KH Wahab Chasbullah menempuh pendidikan di beberapa pesantren terkemuka, termasuk Pesantren Tebuireng yang dipimpin KH Hasyim Asy’ari. Ia juga meraih ilmu di Makkah, berguru kepada ulama terkenal, sehingga menjadikannya salah satu pemikir terkemuka di Indonesia. Kontribusinya terhadap pendidikan Islam terlihat jelas ketika ia mendirikan forum Tashwirul Afkar pada 1914. Forum ini menjadi tempat diskusi lintas organisasi yang memunculkan ide-ide progresif dan moderat dalam masyarakat.
Inspirasi dari forum tersebut melahirkan Nahdlatul Wathan, yang didirikan pada 1916, sebagai cikal bakal NU. Dengan mendirikan NU, KH Wahab dan rekannya merumuskan struktur kepemimpinan yang inovatif, menjaga keseimbangan antara kalangan tua dan muda, serta mewujudkan organisasi yang inklusif.

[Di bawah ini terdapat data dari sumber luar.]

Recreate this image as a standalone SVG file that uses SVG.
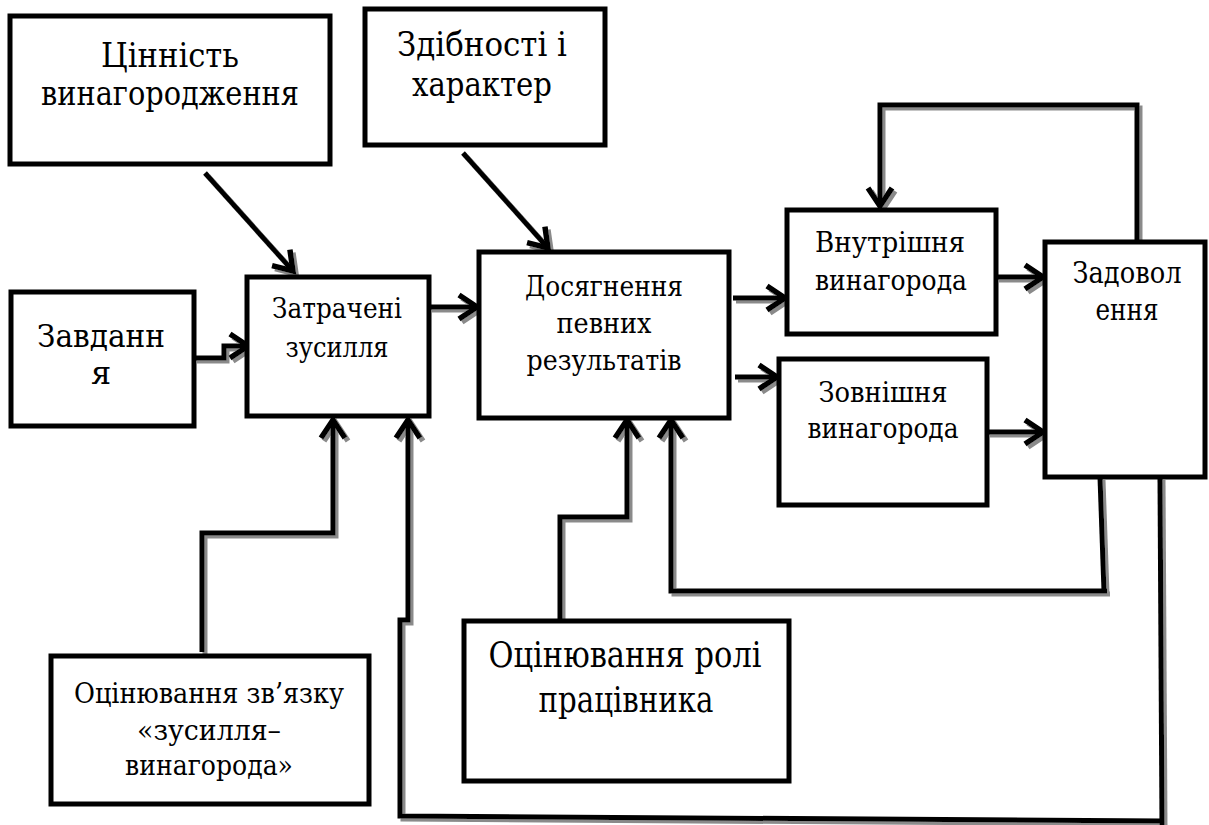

Pentingnya KH Wahab dalam perjuangan kemerdekaan Indonesia tidak bisa diremehkan. Ia menjadi salah satu inisiator Resolusi Jihad pada 22 Oktober 1945, yang menyerukan umat Islam untuk berjihad dalam mempertahankan kemerdekaan. Setelah KH Hasyim wafat, KH Wahab diangkat sebagai Rais Aam NU dan memperkuat dukungan NU terhadap pemerintah dalam perang melawan agresi Belanda.
Selain pengaruhnya dalam NU, KH Wahab juga menginspirasi lahirnya Gerakan Pemuda Ansor (GP Ansor) pada tahun 1924, yang memfasilitasi kaderisasi santri muda. Alasannya, nama “Ansor” diambil dari kaum Ansar di Madinah sebagai teladan perjuangan. Pada Muktamar NU ke-9 di Banyuwangi pada 1934, GP Ansor resmi bergabung dalam struktur NU, menegaskan peran generasi muda dalam perkembangan keagamaan dan kebangsaan.
Keteladanan KH Wahab di bidang dakwah dan keilmuan menjadikannya sosok yang dihormati. Ia dikenal sebagai ulama yang humoris dan solutif. Dengan pendekatan pragmatis, beliau menunjukkan pentingnya harmonisasi antara fiqih dan realitas, sebuah nilai yang sangat relevan bagi masyarakat saat ini. KH Wahab wafat pada 29 Desember 1971 dan mendapat anugerah gelar Pahlawan Nasional pada 7 November 2014, sebagai penghargaan atas dedikasinya.
Warisan pemikiran KH Wahab Chasbullah membentuk landasan bagi generasi penerus untuk berpikir terbuka dan menjalankan perjuangan dengan semangat inklusif. Prinsipnya, “Apa yang tidak bisa diraih seluruhnya, jangan ditinggalkan semuanya”, memberikan panduan bagi generasi muda dalam menghadapi tantangan zaman. Dengan semangat tersebut, KH Wahab bukan hanya seorang pendiri organisasi, tetapi juga pionir yang menginspirasi pergerakan intelektual Islam di Nusantara hingga hari ini.